Scan the data below. Pull out each line where "React" occurs.

.....

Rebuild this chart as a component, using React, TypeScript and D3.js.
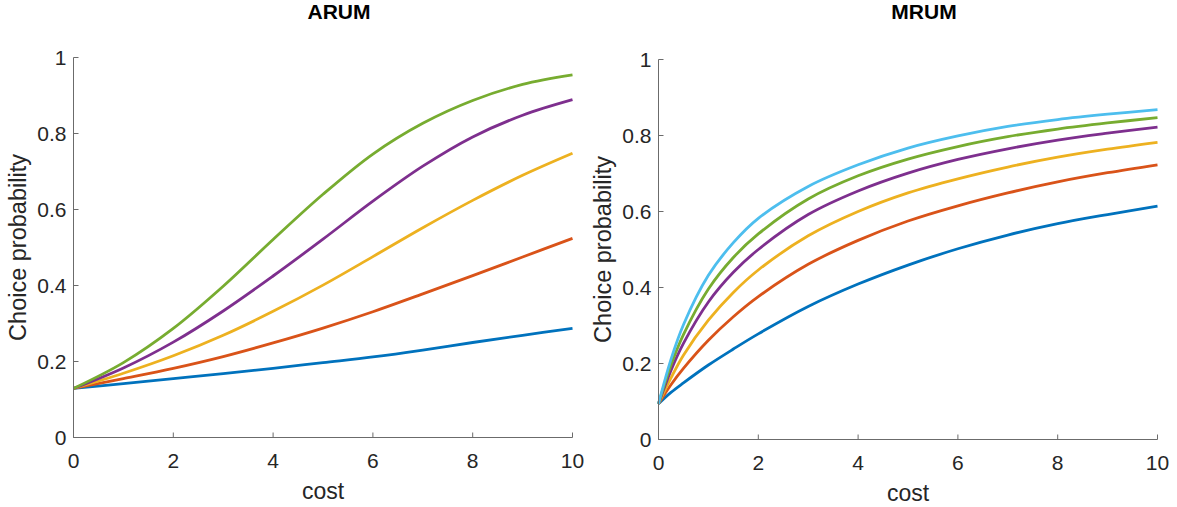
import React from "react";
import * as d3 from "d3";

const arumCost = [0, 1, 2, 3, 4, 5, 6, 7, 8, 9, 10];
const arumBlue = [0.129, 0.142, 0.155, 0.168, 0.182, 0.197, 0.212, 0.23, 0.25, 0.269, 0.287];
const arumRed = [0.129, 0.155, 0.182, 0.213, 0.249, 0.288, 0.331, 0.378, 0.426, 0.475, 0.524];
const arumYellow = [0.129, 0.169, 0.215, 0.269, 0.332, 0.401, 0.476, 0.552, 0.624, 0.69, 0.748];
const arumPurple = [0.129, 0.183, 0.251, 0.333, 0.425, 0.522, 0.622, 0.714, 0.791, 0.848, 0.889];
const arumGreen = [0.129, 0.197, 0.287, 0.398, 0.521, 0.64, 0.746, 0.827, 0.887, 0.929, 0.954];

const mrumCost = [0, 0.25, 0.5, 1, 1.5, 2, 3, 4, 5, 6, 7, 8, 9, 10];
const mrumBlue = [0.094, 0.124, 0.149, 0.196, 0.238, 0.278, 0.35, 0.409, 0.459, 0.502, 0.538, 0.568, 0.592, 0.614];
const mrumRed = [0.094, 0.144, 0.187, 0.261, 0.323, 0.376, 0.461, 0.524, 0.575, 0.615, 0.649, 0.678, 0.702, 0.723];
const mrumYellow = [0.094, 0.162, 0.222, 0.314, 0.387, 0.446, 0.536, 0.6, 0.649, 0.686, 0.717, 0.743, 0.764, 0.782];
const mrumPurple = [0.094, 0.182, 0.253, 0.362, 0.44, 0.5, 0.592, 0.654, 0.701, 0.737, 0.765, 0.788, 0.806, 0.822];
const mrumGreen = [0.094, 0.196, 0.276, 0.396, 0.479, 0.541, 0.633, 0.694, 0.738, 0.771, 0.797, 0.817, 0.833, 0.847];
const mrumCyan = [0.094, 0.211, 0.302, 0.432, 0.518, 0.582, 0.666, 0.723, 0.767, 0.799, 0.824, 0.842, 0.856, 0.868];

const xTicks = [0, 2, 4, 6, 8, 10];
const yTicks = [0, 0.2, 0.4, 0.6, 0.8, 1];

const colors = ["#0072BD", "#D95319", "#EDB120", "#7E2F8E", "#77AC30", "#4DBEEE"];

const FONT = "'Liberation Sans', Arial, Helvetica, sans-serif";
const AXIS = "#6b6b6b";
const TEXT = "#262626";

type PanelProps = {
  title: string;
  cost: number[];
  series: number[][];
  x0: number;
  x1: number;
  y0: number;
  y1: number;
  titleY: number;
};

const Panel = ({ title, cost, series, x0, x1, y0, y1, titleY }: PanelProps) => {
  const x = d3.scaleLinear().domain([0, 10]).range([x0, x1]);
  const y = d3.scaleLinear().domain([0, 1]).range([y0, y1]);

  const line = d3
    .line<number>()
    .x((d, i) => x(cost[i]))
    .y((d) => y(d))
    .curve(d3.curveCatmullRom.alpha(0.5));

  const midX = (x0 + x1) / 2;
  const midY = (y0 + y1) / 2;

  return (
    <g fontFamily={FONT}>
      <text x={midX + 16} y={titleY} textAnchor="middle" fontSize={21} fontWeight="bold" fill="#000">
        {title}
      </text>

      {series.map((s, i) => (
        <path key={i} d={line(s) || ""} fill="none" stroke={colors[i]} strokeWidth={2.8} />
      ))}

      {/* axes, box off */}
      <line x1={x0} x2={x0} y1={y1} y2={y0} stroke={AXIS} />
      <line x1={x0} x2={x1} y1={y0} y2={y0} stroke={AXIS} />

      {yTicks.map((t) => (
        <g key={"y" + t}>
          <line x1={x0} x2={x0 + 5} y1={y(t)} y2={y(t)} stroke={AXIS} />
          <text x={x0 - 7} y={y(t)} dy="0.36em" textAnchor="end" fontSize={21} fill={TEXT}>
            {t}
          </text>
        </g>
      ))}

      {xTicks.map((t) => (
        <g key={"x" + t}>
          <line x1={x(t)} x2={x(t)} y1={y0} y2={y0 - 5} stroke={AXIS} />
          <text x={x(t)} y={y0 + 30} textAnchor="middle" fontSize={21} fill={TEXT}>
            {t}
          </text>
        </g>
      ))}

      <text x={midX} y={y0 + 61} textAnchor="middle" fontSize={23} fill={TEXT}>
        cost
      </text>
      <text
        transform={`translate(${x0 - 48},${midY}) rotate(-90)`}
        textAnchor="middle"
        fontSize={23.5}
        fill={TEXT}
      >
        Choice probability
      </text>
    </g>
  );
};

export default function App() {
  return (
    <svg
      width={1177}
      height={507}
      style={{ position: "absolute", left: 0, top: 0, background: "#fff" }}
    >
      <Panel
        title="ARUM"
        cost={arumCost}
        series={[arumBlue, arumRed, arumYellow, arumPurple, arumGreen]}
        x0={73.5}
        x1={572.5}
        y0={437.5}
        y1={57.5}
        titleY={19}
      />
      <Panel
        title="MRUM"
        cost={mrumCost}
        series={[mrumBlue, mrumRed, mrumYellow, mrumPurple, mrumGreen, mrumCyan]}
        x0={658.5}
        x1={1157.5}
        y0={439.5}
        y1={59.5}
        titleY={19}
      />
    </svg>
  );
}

.....

— RESPONSE TO THIS TASK —
Rebuild this chart as a component, using React, TypeScript and D3.js.
import React from "react";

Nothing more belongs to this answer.